> [Prompt]:
Leaving the pictures out, print the lines from the first line of the listing through the line containing "3.8pt off 2.2pt]", exactly as they read, and no others.

------ Records shown ------

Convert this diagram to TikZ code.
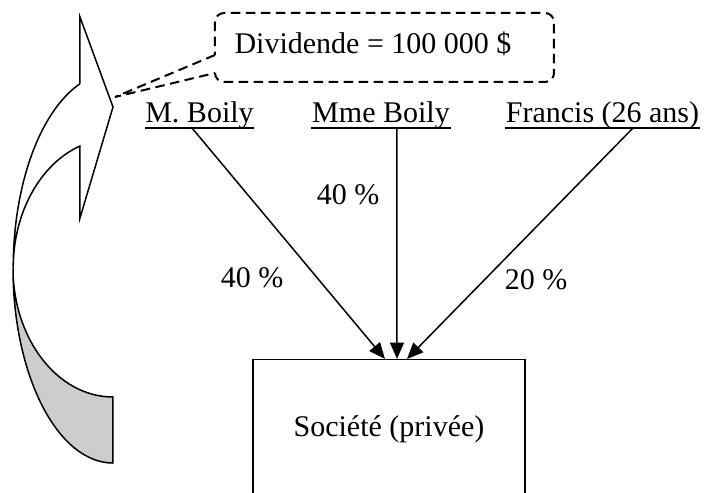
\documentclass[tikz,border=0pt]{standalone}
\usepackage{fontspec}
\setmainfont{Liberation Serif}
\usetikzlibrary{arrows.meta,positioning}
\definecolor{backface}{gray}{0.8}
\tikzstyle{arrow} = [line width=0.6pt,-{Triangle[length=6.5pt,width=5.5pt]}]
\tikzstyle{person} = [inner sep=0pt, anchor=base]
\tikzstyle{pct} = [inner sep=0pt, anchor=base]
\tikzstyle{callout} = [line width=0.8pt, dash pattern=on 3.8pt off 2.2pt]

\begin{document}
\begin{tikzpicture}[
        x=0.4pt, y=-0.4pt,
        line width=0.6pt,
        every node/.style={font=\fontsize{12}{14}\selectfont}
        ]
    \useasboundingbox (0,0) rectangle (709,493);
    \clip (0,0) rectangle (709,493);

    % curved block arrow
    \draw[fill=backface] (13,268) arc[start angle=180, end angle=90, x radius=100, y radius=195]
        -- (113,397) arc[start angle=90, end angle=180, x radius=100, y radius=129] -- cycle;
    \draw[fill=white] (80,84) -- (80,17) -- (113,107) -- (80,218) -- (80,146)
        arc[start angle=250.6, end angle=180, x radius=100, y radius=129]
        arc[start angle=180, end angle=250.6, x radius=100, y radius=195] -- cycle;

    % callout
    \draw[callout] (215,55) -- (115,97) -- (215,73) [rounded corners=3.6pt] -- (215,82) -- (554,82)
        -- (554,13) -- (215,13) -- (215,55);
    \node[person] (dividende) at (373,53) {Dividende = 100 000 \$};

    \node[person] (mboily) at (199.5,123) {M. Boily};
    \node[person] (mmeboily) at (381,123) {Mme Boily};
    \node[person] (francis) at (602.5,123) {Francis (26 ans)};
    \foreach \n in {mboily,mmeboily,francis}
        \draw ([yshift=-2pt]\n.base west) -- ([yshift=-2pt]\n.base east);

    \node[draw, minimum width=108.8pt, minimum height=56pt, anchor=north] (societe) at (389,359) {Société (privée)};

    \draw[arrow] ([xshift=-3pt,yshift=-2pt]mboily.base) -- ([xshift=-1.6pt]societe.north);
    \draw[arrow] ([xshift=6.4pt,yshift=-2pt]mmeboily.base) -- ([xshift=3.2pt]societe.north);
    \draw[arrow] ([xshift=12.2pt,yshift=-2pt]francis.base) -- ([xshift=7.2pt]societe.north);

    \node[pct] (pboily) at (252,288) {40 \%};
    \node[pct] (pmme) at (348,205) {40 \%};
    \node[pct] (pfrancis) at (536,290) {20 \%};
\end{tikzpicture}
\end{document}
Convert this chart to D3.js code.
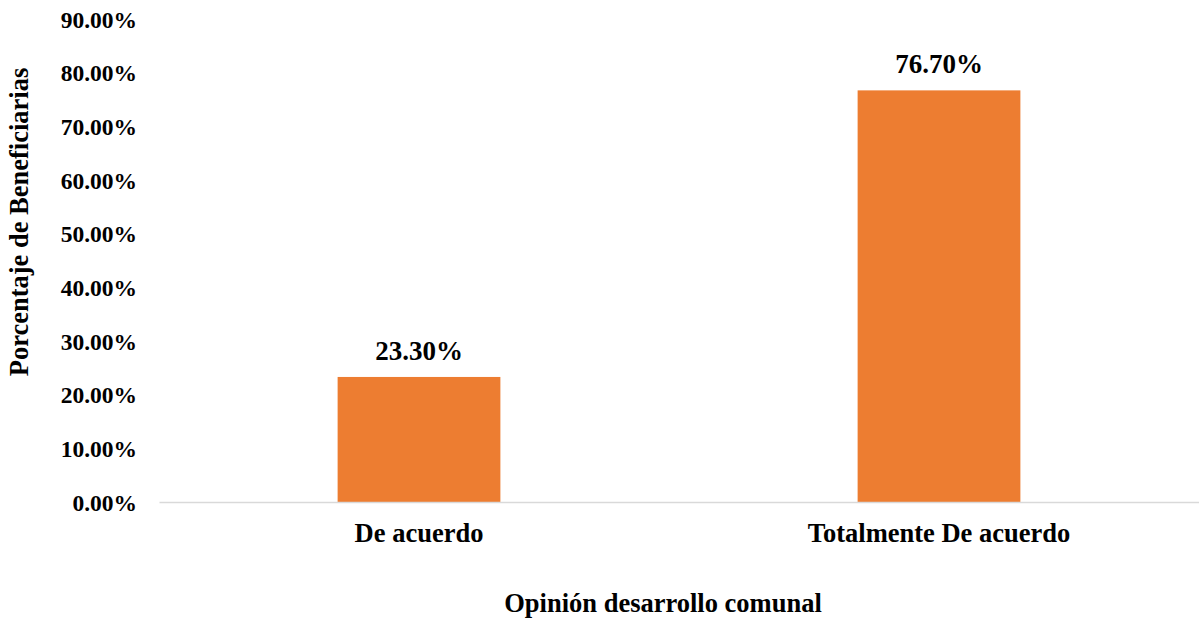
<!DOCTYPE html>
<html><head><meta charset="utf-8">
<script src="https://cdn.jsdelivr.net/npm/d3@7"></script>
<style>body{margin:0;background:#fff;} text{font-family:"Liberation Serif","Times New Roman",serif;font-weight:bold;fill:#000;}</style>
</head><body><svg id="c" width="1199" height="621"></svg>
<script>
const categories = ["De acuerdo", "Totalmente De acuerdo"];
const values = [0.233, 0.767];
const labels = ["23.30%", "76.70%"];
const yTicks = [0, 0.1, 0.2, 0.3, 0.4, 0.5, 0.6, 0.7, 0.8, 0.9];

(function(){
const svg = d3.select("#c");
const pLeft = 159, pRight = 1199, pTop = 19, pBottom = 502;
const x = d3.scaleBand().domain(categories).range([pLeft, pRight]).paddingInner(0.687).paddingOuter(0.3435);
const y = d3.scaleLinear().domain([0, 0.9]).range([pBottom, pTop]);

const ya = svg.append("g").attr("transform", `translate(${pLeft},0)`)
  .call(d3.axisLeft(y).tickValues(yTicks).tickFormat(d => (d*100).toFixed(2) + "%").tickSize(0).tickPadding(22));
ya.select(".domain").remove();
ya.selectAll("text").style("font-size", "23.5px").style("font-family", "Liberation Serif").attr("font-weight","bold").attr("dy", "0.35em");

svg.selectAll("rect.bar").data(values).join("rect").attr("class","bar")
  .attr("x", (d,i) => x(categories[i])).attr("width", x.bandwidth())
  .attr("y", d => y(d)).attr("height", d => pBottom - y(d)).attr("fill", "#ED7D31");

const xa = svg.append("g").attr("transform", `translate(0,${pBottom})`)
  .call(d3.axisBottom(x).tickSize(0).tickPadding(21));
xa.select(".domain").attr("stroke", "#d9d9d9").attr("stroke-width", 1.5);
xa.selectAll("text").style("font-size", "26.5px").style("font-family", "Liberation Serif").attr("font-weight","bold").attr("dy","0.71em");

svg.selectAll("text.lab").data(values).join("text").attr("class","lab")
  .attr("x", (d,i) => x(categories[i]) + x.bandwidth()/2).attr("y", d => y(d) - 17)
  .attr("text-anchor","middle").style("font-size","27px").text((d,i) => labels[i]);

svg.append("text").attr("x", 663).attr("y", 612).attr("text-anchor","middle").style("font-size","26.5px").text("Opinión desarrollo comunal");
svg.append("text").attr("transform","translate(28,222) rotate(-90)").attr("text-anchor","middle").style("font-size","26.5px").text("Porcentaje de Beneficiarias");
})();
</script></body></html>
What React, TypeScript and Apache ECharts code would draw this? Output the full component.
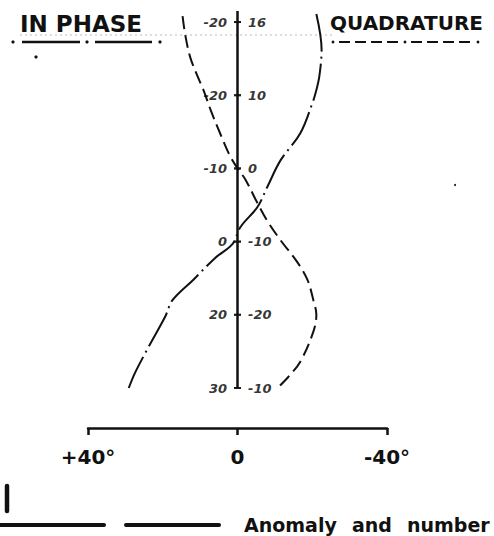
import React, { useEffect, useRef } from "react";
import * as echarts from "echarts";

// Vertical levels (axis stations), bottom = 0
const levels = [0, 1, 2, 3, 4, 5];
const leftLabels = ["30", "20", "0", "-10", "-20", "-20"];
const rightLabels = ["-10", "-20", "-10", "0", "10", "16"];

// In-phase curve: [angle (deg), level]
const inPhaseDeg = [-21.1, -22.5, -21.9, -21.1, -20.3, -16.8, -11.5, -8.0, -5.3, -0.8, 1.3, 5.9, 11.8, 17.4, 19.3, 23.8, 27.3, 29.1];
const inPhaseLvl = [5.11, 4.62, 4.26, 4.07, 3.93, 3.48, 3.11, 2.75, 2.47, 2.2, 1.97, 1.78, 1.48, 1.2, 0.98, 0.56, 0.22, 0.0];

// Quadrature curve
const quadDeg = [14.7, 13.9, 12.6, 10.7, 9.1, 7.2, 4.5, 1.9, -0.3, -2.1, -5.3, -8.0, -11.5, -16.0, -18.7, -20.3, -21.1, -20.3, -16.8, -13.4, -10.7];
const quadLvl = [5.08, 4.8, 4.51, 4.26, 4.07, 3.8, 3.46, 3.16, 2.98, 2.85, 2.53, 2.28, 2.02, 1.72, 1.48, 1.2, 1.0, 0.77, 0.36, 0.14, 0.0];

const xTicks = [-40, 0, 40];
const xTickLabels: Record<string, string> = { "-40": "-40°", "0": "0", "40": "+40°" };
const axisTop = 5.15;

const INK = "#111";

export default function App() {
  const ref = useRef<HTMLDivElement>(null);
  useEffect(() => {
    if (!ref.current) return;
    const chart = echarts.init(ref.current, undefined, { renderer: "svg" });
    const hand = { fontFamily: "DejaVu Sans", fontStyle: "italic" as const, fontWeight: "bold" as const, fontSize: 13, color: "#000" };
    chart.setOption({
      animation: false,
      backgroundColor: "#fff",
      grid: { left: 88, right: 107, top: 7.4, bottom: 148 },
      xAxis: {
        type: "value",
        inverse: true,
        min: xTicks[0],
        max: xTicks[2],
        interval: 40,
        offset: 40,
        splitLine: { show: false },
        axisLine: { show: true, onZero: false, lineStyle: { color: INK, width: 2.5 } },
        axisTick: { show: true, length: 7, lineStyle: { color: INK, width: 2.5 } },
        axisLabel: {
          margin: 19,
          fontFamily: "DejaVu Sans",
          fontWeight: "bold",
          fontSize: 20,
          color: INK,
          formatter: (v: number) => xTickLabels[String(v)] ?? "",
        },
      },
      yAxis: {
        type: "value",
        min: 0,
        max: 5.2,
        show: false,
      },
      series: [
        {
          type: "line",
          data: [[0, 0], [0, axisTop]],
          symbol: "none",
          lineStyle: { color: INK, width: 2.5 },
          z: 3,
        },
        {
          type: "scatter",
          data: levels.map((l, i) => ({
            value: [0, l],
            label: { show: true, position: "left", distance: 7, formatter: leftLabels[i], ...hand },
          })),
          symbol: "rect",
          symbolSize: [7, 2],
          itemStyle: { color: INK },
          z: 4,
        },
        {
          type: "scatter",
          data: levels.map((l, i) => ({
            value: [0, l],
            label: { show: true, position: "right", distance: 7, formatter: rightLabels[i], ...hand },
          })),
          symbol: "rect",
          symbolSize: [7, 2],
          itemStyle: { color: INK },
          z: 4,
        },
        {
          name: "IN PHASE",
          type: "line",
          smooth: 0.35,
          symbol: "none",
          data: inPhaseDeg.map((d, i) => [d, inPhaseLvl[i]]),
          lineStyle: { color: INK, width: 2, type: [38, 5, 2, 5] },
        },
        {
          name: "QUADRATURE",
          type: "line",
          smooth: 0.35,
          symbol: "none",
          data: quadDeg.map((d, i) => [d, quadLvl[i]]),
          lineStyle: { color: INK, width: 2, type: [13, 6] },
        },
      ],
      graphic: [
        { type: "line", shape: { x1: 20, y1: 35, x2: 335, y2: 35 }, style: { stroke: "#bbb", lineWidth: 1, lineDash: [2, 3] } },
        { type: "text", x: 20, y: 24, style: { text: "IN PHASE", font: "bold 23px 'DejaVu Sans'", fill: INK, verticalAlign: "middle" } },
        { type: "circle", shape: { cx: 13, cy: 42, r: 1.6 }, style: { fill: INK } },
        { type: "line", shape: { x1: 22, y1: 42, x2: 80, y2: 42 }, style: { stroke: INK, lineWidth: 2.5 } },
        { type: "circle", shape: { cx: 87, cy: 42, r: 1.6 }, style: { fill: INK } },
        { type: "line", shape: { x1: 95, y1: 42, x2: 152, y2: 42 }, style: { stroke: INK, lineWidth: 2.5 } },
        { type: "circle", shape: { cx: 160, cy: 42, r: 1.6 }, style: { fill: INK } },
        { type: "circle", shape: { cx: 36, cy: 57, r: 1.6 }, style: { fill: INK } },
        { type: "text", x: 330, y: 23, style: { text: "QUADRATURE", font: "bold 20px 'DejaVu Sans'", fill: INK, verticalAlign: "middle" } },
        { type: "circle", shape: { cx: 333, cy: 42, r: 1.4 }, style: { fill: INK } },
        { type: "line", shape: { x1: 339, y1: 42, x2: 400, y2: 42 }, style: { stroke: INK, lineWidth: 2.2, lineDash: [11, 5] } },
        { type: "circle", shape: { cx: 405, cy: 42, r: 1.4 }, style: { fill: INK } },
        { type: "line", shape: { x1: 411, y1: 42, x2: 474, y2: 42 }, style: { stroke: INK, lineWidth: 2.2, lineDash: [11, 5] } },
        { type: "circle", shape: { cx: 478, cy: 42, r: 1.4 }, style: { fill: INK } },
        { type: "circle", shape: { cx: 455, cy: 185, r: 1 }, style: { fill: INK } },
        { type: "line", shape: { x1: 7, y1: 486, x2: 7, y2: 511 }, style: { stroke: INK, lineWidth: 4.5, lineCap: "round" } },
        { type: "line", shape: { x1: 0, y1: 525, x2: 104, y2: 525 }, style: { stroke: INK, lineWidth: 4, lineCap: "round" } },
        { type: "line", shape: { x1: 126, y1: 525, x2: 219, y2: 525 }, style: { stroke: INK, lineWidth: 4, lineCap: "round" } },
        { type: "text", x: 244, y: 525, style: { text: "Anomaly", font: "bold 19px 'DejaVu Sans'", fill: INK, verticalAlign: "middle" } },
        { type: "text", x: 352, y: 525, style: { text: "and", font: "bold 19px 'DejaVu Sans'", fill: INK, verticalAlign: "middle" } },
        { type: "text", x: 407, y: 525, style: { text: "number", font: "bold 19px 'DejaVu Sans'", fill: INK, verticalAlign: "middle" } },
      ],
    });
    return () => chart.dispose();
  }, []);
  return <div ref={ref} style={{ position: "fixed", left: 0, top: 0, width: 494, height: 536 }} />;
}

------

> [Exercise output]:
Convert this diagram to TikZ code.
\documentclass[tikz,border=0pt]{standalone}
\usepackage{fontspec}
\setmainfont{Liberation Serif}
\usetikzlibrary{arrows.meta,positioning}
\definecolor{backface}{gray}{0.8}
\tikzstyle{arrow} = [line width=0.6pt,-{Triangle[length=6.5pt,width=5.5pt]}]
\tikzstyle{person} = [inner sep=0pt, anchor=base]
\tikzstyle{pct} = [inner sep=0pt, anchor=base]
\tikzstyle{callout} = [line width=0.8pt, dash pattern=on 3.8pt off 2.2pt]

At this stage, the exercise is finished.